D’une lecture aisée et agréable, nos deux livres sont riches, joyeux et stimulants. De nombreuses anecdotes personnelles viennent illustrer les propos graves et engagés de Banks et Birnbaum. Un bémol toutefois à mentionner. La méthode retenue par nos deux auteurs opère une relecture de productions littéraires sous le prisme des biographies des écrivains. Si parfois cette méthode se révèle utile pour démasquer les non-dits, comme dans l’échange de Birnbaum avec Pierre Nora, elle peut sembler parfois artificielle, comme dans la relecture de l’œuvre de Nietzsche par Banks. Un absent de taille parmi les auteurs cités : le philosophe catholique allemand Gustav Siewerth, et son livre magistral, Aux sources de l’amour. Métaphysique de l’enfance. Je me demande aussi quel regard Banks et Birnbaum porteraient sur L’enfant, maître de simplicité du P. Thierry Avalle.

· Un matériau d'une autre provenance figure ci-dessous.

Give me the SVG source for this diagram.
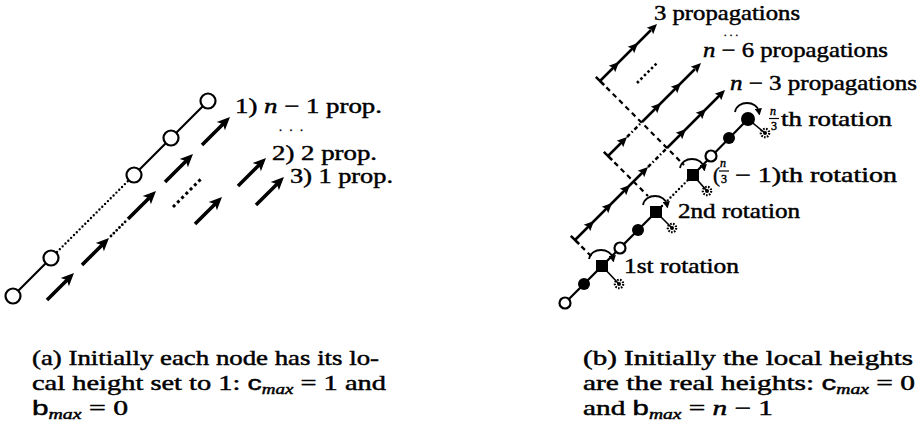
<svg xmlns="http://www.w3.org/2000/svg" xmlns:xlink="http://www.w3.org/1999/xlink" width="923" height="427" viewBox="0 0 923 427">
<style>
.t{font-family:"Liberation Serif","Times New Roman",serif;font-size:21px;fill:#000;stroke:#000;stroke-width:0.45}
.it{font-style:italic}
.sub{font-size:14px;font-style:italic}
.sf{font-family:"Liberation Sans",Arial,sans-serif}
.fr{font-size:12px}
.el{font-size:12px}
.ln{stroke:#000;stroke-width:2.2;fill:none}
.dot{stroke:#000;stroke-width:2.4;stroke-linecap:round;stroke-dasharray:0 4;fill:none}
.arL{stroke:#000;stroke-width:3.6;fill:none}
.pr{stroke:#000;stroke-width:2.5;fill:none}
.dd{stroke:#000;stroke-width:2.5;fill:none;stroke-dasharray:4 2.5 1.5 2.5}
.da{stroke:#000;stroke-width:2.2;fill:none;stroke-dasharray:5 4}
.oc{fill:#fff;stroke:#000;stroke-width:2.2}
.fc{fill:#000}
.arc{stroke:#000;stroke-width:1.8;fill:none;marker-end:url(#rh)}
</style>
<defs>
<path id="hL" d="M0,0 L-13,-5.8 L-10,0 L-13,5.8 Z" fill="#000"/>
<path id="hR" d="M0,0 L-10,-4.6 L-8,0 L-10,4.6 Z" fill="#000"/>
<marker id="rh" viewBox="0 0 8 8" refX="4" refY="4" markerWidth="7" markerHeight="7" markerUnits="userSpaceOnUse" orient="auto"><path d="M0,0 L8,4 L0,8 Z" fill="#000"/></marker>
<g id="gear"><circle r="4.2" fill="none" stroke="#000" stroke-width="2.2" stroke-dasharray="1.6 1.3"/><circle r="2" fill="#000"/></g>
</defs>

<!-- ===== (a) left diagram ===== -->
<g id="connectors-a">
  <line class="ln" x1="13" y1="296" x2="51" y2="258"/>
  <line class="dot" x1="57" y1="252" x2="129" y2="180"/>
  <line class="ln" x1="134" y1="175" x2="208" y2="101"/>
  <!-- row 1 : n-1 prop. -->
  <line class="arL" x1="47" y1="300" x2="67.6" y2="279.4"/><use xlink:href="#hL" transform="translate(74,273) rotate(-45)"/>
  <line class="arL" x1="82" y1="265" x2="102.6" y2="244.4"/><use xlink:href="#hL" transform="translate(109,238) rotate(-45)"/>
  <line class="dot" x1="111" y1="236" x2="127" y2="220" style="stroke-width:2.8"/>
  <line class="arL" x1="128" y1="219" x2="149.6" y2="197.4"/><use xlink:href="#hL" transform="translate(156,191) rotate(-45)"/>
  <line class="arL" x1="165" y1="182" x2="186.6" y2="160.4"/><use xlink:href="#hL" transform="translate(193,154) rotate(-45)"/>
  <line class="arL" x1="202" y1="145" x2="223.6" y2="123.4"/><use xlink:href="#hL" transform="translate(230,117) rotate(-45)"/>
  <!-- ellipsis between rows -->
  <line x1="173" y1="207" x2="202" y2="178" style="stroke:#000;stroke-width:3;stroke-dasharray:3 3"/>
  <!-- row 2 : 2 prop. -->
  <line class="arL" x1="195" y1="224" x2="215.6" y2="203.4"/><use xlink:href="#hL" transform="translate(222,197) rotate(-45)"/>
  <line class="arL" x1="238" y1="186" x2="259.6" y2="164.4"/><use xlink:href="#hL" transform="translate(266,158) rotate(-45)"/>
  <!-- row 3 : 1 prop. -->
  <line class="arL" x1="256" y1="205" x2="277.6" y2="183.4"/><use xlink:href="#hL" transform="translate(284,177) rotate(-45)"/>
</g>
<g id="a-node1"><circle class="oc" cx="13" cy="296" r="7.5"/></g>
<g id="a-node2"><circle class="oc" cx="51" cy="258" r="7.5"/></g>
<g id="a-node3"><circle class="oc" cx="134" cy="175" r="7.5"/></g>
<g id="a-node4"><circle class="oc" cx="171" cy="138" r="7.5"/></g>
<g id="a-node5"><circle class="oc" cx="208" cy="101" r="7.5"/></g>
<g id="a-labels">
  <text class="t" x="235" y="113" textLength="147" lengthAdjust="spacingAndGlyphs">1) <tspan class="it">n</tspan> − 1 prop.</text>
  <text class="t el" x="279" y="131" textLength="24" lengthAdjust="spacing">...</text>
  <text class="t" x="272" y="160" textLength="105" lengthAdjust="spacingAndGlyphs">2) 2 prop.</text>
  <text class="t" x="290" y="183" textLength="103" lengthAdjust="spacingAndGlyphs">3) 1 prop.</text>
</g>

<!-- ===== (b) right diagram ===== -->
<g id="connectors-b">
  <!-- node chain -->
  <line class="ln" x1="565" y1="303" x2="656" y2="212"/>
  <line class="dot" x1="662" y1="206" x2="688" y2="180"/>
  <line class="ln" x1="693" y1="175" x2="748" y2="119"/>
  <!-- dashed links rotation -> propagation start -->
  <line class="da" x1="600" y1="81" x2="684" y2="165"/>
  <line class="da" x1="608" y1="156" x2="648" y2="196"/>
  <line class="da" x1="575" y1="240" x2="593" y2="258"/>
  <!-- T-bars -->
  <line class="pr" x1="595.8" y1="76.8" x2="604.2" y2="85.2"/>
  <line class="pr" x1="603.8" y1="151.8" x2="612.2" y2="160.2"/>
  <line class="pr" x1="570.8" y1="235.8" x2="579.2" y2="244.2"/>
  <!-- 3 propagations -->
  <line class="pr" x1="600" y1="81" x2="651" y2="30"/>
  <use xlink:href="#hR" transform="translate(619,62) rotate(-45)"/>
  <use xlink:href="#hR" transform="translate(638,43) rotate(-45)"/>
  <use xlink:href="#hR" transform="translate(657,24) rotate(-45)"/>
  <line x1="637" y1="83" x2="657" y2="63" style="stroke:#000;stroke-width:2.6;stroke-dasharray:2.5 2.5"/>
  <!-- n-6 propagations -->
  <line class="pr" x1="608" y1="156" x2="623" y2="141"/>
  <use xlink:href="#hR" transform="translate(627,137) rotate(-45)"/>
  <line class="dd" x1="627" y1="137" x2="642" y2="122"/>
  <line class="pr" x1="642" y1="122" x2="695" y2="69"/>
  <use xlink:href="#hR" transform="translate(661,103) rotate(-45)"/>
  <use xlink:href="#hR" transform="translate(681,83) rotate(-45)"/>
  <use xlink:href="#hR" transform="translate(701,63) rotate(-45)"/>
  <!-- n-3 propagations -->
  <line class="pr" x1="575" y1="240" x2="644" y2="171"/>
  <use xlink:href="#hR" transform="translate(594,221) rotate(-45)"/>
  <use xlink:href="#hR" transform="translate(612,203) rotate(-45)"/>
  <use xlink:href="#hR" transform="translate(630,185) rotate(-45)"/>
  <use xlink:href="#hR" transform="translate(648,167) rotate(-45)"/>
  <line class="dd" x1="648" y1="167" x2="667" y2="148"/>
  <line class="pr" x1="667" y1="148" x2="720" y2="95"/>
  <use xlink:href="#hR" transform="translate(686,129) rotate(-45)"/>
  <use xlink:href="#hR" transform="translate(706,109) rotate(-45)"/>
  <use xlink:href="#hR" transform="translate(725,90) rotate(-45)"/>
  <!-- links to rotated children -->
  <line class="ln" x1="602" y1="266" x2="619" y2="284" style="stroke-width:1.6"/>
  <line class="ln" x1="656" y1="212" x2="672" y2="228" style="stroke-width:1.6"/>
  <line class="ln" x1="693" y1="175" x2="707" y2="191" style="stroke-width:1.6"/>
  <line class="ln" x1="748" y1="119" x2="765" y2="133" style="stroke-width:1.6"/>
  <!-- rotation arcs -->
  <path class="arc" d="M589,259 C591,247 611,247 613,259"/>
  <path class="arc" d="M643,205 C645,193 665,193 667,205"/>
  <path class="arc" d="M680,168 C682,156 702,156 704,168"/>
  <path class="arc" d="M735,112 C737,100 757,100 759,112"/>
</g>
<g id="b-node1"><circle class="oc" cx="565" cy="303" r="5.5"/></g>
<g id="b-node2"><circle class="fc" cx="584" cy="284" r="6"/></g>
<g id="b-node3"><rect class="fc" x="596" y="260" width="12" height="12"/><use xlink:href="#gear" x="619" y="284"/></g>
<g id="b-node4"><circle class="oc" cx="620" cy="248" r="5.5"/></g>
<g id="b-node5"><circle class="fc" cx="638" cy="230" r="6"/></g>
<g id="b-node6"><rect class="fc" x="650" y="206" width="12" height="12"/><use xlink:href="#gear" x="672" y="228"/></g>
<g id="b-node7"><rect class="fc" x="687" y="169" width="12" height="12"/><use xlink:href="#gear" x="707" y="191"/></g>
<g id="b-node8"><circle class="oc" cx="711" cy="156" r="5.5"/></g>
<g id="b-node9"><circle class="fc" cx="729" cy="138" r="6"/></g>
<g id="b-node10"><circle class="fc" cx="748" cy="119" r="7"/><use xlink:href="#gear" x="765" y="133"/></g>
<g id="b-labels">
  <text class="t" x="654" y="20" textLength="146" lengthAdjust="spacingAndGlyphs">3 propagations</text>
  <text class="t" x="724" y="35.5" textLength="14" lengthAdjust="spacing" style="font-size:10px">...</text>
  <text class="t" x="703" y="57" textLength="185" lengthAdjust="spacingAndGlyphs"><tspan class="it">n</tspan> − 6 propagations</text>
  <text class="t" x="730" y="90" textLength="187" lengthAdjust="spacingAndGlyphs"><tspan class="it">n</tspan> − 3 propagations</text>
  <text class="t fr it" x="770" y="115">n</text>
  <line x1="769" y1="118.5" x2="779" y2="118.5" stroke="#000" stroke-width="1.2"/>
  <text class="t fr" x="771" y="130">3</text>
  <text class="t" x="781" y="126" textLength="111" lengthAdjust="spacingAndGlyphs">th rotation</text>
  <text class="t" x="713" y="182">(</text>
  <text class="t fr it" x="720" y="167">n</text>
  <line x1="719" y1="171" x2="729" y2="171" stroke="#000" stroke-width="1.2"/>
  <text class="t fr" x="721" y="183">3</text>
  <text class="t" x="735" y="182" textLength="162" lengthAdjust="spacingAndGlyphs">− 1)th rotation</text>
  <text class="t" x="678" y="218" textLength="122" lengthAdjust="spacingAndGlyphs">2nd rotation</text>
  <text class="t" x="624" y="273" textLength="115" lengthAdjust="spacingAndGlyphs">1st rotation</text>
</g>

<!-- ===== captions ===== -->
<g id="caption-a">
  <text class="t" x="32" y="365" textLength="347" lengthAdjust="spacingAndGlyphs">(a) Initially each node has its lo-</text>
  <text class="t" x="32" y="390" textLength="354" lengthAdjust="spacingAndGlyphs">cal height set to 1: <tspan class="sf">c</tspan><tspan class="sub" dy="4">max</tspan><tspan dy="-4"> = 1 and</tspan></text>
  <text class="t" x="32" y="415" textLength="96" lengthAdjust="spacingAndGlyphs"><tspan class="sf">b</tspan><tspan class="sub" dy="4">max</tspan><tspan dy="-4"> = 0</tspan></text>
</g>
<g id="caption-b">
  <text class="t" x="583" y="365" textLength="330" lengthAdjust="spacingAndGlyphs">(b) Initially the local heights</text>
  <text class="t" x="583" y="390" textLength="332" lengthAdjust="spacingAndGlyphs">are the real heights: <tspan class="sf">c</tspan><tspan class="sub" dy="4">max</tspan><tspan dy="-4"> = 0</tspan></text>
  <text class="t" x="583" y="415" textLength="190" lengthAdjust="spacingAndGlyphs">and <tspan class="sf">b</tspan><tspan class="sub" dy="4">max</tspan><tspan dy="-4"> = <tspan class="it">n</tspan> − 1</tspan></text>
</g>
</svg>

Nos deux auteurs, qui ne sont pas chrétiens, ont su dépasser par leur expérience personnelle, respectivement de mère et de père, le « prêt-à-penser » en vogue. Et ils ont été confortés dans leur non-conformisme nataliste par leurs lectures et leurs rencontres. L’authenticité et la recherche de la vérité inspirent leur démarche. Ce n’est donc pas un hasard s’ils rejoignent sans l’avoir voulu l’enseignement de l’Eglise catholique.